Councillors had to insist that the full allocation was taken at the Heathfields development, which had initially agreed to give just two houses out of 46.
“Two out of 46 doesn’t make sense,” said Cllr Willie Aird at the council meeting on July 25, while they considered rezoning the land.
“We have a need for social housing. I’d like the maximum,” said Cllr Jerry Lodge.
“We need to send a clear message to developers that we want 10 percent, this should be four houses,” agreed Cllr Caroline Dwane.
“We can add a condition that a minimum of 10 percent be given,” said Director of Services Kieran Kehoe.
Cllr Catherine Fitzgerald noted that unlike other local authorities in the boom, Laois never took money instead of houses. “We had a great record,” she said.
The extension to Heathfield estate is by developer Bridgedale Homes Ltd, for seven five bedroom two storey detached dwellings, 25 four bedroom two storey detached dwellings, 10 three bedroom semi-detached and four two bedroom bungalows on a 3.2 hectare site.
Most of the greenfield site had residential zoning, accessed from the lane L-6769.
However a ‘hard standing area’ accessed from Heathfields estate was zoned for ‘amenity and open space’ use, and needed rezoning.
The residents association welcomed the development.
Councillors also approved zoning for 31 two storey three bedroom homes, by ONS Ireland Ltd, beside Roselawn estate off Harpur's Lane.
However they stipulate that an historic wall will be a responsibility of ONS during construction.
The 130 year old wall on Harpur’s Lane form the back wall of gardens in Newpark.

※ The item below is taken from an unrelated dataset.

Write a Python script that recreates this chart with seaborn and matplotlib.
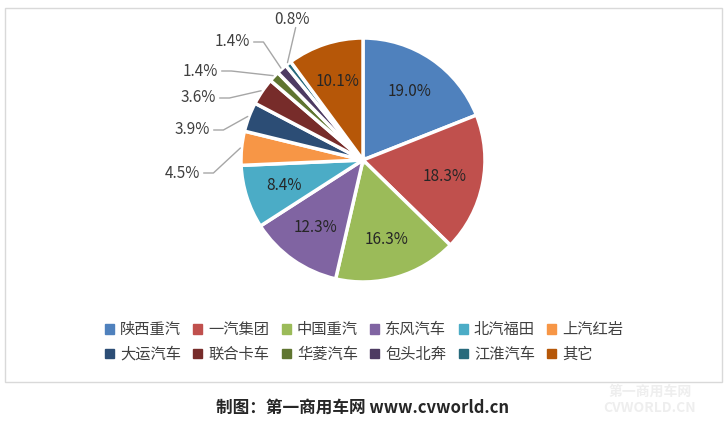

Some years ago, the council wrote to Newpark residents to say if the wall fell on the road, they were liable.
“I was very disappointed, it upset a proportion of those people, some are elderly and very nervous. Now we’re granting permission for more traffic on that road, I ask that we withdraw the letter,” said Cllr Willie Aird.
Cathaoirleach Tom Mulhall said sending the letters was “a desperate thing to do”.
“Residents can't get insurance on it. It was built by the local authority,” he said.
“These letters terrified people. Construction will be going on not 20 yards away, if there is heavy construction traffic, it could upset the whole foundations,” said Cllr Catherine Fitzgerald.
Director of Services Kieran Kehoe said a planning condition will be included that the developer monitors the wall, and takes responsibility for any deterioration.
“Our town engineers monitor this wall,” he added.
Some Roselawn residents had also contacted councillors with concerns, also to be taken into account.